Exercise directions.
Copy every line of the data that includes the string "this".

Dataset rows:
——

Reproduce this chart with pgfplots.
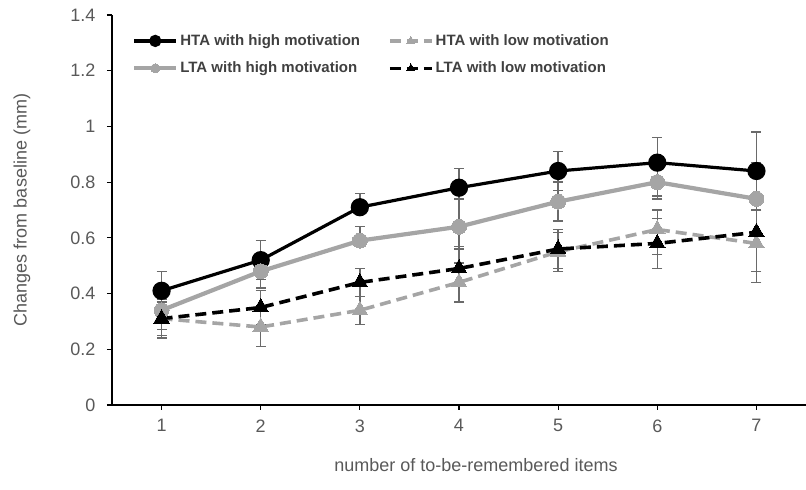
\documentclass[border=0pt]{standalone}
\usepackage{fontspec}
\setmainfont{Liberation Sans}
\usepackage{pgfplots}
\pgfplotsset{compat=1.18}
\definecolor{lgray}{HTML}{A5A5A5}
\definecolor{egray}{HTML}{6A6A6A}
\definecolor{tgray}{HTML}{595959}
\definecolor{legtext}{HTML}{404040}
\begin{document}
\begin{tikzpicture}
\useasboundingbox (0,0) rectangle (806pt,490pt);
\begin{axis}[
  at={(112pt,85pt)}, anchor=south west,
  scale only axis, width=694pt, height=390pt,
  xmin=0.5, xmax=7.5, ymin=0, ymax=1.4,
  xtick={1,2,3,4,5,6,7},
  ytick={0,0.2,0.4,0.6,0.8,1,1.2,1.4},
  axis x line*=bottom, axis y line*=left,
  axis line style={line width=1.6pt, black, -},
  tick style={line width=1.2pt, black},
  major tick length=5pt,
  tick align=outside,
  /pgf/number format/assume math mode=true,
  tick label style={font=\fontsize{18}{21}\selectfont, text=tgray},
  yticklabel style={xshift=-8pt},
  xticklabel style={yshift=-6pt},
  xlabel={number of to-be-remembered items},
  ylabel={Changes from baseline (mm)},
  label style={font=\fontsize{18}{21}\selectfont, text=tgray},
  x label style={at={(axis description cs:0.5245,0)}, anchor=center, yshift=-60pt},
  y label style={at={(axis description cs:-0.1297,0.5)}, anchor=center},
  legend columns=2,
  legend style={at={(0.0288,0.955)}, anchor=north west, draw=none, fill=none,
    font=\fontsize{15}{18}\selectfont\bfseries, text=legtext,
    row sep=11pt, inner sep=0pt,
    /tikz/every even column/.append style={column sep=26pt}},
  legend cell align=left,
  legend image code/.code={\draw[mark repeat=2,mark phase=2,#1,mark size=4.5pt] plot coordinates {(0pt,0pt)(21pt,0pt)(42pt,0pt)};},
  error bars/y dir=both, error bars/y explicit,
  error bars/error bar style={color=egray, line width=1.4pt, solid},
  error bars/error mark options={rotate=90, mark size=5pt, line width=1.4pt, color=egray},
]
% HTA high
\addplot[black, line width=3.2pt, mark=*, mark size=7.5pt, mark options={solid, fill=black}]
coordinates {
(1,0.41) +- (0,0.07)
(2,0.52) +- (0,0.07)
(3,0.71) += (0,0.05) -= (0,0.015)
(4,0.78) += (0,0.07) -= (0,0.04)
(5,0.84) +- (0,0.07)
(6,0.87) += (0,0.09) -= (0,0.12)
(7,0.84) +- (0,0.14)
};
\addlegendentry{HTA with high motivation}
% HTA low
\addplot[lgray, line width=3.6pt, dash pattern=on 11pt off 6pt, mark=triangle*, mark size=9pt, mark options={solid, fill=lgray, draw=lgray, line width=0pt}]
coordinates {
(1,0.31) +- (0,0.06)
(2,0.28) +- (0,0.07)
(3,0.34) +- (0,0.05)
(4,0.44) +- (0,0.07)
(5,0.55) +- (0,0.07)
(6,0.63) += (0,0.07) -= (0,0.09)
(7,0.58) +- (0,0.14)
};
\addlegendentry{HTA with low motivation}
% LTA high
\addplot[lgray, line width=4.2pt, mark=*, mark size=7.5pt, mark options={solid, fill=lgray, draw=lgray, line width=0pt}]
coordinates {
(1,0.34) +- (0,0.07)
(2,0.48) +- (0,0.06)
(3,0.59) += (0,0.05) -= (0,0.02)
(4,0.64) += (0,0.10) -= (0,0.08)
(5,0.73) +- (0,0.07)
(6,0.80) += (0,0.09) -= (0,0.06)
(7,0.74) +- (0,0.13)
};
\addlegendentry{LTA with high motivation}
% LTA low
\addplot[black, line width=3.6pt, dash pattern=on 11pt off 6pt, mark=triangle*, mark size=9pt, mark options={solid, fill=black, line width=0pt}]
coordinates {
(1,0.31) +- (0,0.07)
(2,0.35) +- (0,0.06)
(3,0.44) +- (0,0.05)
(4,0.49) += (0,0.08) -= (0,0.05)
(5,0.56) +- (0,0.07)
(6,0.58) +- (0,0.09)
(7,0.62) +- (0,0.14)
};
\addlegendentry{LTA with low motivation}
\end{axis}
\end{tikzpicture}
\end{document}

——

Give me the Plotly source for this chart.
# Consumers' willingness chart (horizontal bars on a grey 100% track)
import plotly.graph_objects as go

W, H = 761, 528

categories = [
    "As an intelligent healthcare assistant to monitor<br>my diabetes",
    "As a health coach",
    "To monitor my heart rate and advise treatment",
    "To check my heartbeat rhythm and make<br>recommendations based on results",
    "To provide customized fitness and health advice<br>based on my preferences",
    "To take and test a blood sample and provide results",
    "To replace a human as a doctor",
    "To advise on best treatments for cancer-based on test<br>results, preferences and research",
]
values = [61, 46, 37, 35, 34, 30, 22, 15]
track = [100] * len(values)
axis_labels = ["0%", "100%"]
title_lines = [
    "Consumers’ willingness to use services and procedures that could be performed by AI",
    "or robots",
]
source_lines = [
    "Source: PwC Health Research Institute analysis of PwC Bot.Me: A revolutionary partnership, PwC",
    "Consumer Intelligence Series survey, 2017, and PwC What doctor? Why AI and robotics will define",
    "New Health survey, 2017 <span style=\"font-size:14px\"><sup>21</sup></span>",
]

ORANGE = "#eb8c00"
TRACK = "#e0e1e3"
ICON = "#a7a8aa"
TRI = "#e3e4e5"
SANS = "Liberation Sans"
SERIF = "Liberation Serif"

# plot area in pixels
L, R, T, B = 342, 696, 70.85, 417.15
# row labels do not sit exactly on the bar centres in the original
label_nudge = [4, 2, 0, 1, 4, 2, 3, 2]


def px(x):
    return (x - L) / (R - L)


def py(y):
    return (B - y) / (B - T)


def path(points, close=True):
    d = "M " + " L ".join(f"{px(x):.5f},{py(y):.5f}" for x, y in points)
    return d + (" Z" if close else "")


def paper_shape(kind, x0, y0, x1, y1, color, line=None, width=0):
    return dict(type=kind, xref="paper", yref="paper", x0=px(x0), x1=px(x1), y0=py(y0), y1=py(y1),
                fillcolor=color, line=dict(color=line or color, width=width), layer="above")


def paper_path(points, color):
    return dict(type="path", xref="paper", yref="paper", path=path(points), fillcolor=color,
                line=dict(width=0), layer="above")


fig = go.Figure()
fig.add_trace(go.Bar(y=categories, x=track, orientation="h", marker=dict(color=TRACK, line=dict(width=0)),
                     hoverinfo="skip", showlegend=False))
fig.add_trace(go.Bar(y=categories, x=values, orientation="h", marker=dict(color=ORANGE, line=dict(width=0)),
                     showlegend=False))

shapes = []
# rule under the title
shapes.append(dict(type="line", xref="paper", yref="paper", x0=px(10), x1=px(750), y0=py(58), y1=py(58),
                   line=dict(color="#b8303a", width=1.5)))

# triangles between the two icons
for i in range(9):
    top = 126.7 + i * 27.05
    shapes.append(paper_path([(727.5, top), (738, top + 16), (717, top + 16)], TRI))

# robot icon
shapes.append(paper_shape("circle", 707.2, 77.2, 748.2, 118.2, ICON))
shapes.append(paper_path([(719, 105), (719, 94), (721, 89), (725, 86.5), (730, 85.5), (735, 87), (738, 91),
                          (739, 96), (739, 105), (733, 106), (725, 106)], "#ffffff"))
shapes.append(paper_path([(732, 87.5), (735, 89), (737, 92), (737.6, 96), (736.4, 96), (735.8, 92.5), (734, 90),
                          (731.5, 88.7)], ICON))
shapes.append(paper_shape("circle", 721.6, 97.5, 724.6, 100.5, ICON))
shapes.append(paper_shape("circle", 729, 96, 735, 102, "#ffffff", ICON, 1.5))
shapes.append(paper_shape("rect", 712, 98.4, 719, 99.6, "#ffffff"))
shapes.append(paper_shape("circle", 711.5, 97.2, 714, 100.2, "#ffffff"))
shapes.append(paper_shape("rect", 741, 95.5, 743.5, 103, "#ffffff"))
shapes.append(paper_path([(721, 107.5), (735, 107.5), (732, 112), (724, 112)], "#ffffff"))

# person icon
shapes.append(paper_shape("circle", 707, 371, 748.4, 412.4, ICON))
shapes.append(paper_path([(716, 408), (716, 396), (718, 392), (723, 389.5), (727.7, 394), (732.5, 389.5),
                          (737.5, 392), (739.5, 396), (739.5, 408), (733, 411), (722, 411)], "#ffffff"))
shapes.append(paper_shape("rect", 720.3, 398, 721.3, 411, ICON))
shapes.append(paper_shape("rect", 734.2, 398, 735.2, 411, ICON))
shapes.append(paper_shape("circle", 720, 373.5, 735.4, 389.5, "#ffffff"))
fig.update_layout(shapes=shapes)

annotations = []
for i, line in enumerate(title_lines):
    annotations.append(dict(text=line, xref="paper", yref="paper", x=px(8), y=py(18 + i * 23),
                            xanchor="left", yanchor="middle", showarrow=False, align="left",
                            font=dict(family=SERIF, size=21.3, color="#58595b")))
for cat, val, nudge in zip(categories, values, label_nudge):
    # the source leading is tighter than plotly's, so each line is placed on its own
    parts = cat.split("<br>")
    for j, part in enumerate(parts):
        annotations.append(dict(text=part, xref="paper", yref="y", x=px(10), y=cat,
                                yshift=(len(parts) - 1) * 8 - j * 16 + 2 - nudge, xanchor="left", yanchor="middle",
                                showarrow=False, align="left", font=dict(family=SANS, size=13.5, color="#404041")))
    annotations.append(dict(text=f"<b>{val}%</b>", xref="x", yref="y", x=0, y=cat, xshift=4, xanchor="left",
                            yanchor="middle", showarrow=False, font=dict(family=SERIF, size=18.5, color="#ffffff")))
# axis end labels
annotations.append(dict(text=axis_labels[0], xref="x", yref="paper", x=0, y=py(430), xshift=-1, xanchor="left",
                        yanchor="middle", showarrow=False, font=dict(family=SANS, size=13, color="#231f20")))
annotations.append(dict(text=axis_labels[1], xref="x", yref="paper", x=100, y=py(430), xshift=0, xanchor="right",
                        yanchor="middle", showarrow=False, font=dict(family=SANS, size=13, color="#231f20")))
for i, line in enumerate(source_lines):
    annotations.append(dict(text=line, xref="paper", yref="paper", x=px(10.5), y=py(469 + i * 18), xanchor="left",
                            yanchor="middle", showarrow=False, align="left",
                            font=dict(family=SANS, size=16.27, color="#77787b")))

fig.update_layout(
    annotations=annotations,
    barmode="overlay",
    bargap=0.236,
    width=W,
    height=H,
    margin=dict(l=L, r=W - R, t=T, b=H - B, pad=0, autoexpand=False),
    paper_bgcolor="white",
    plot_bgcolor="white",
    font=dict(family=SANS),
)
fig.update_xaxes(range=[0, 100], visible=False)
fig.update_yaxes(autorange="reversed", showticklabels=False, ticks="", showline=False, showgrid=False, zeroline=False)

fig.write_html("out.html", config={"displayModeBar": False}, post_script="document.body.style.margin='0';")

——

Answer to the problem.
Reproduce this chart with pgfplots.
Give me the Plotly source for this chart.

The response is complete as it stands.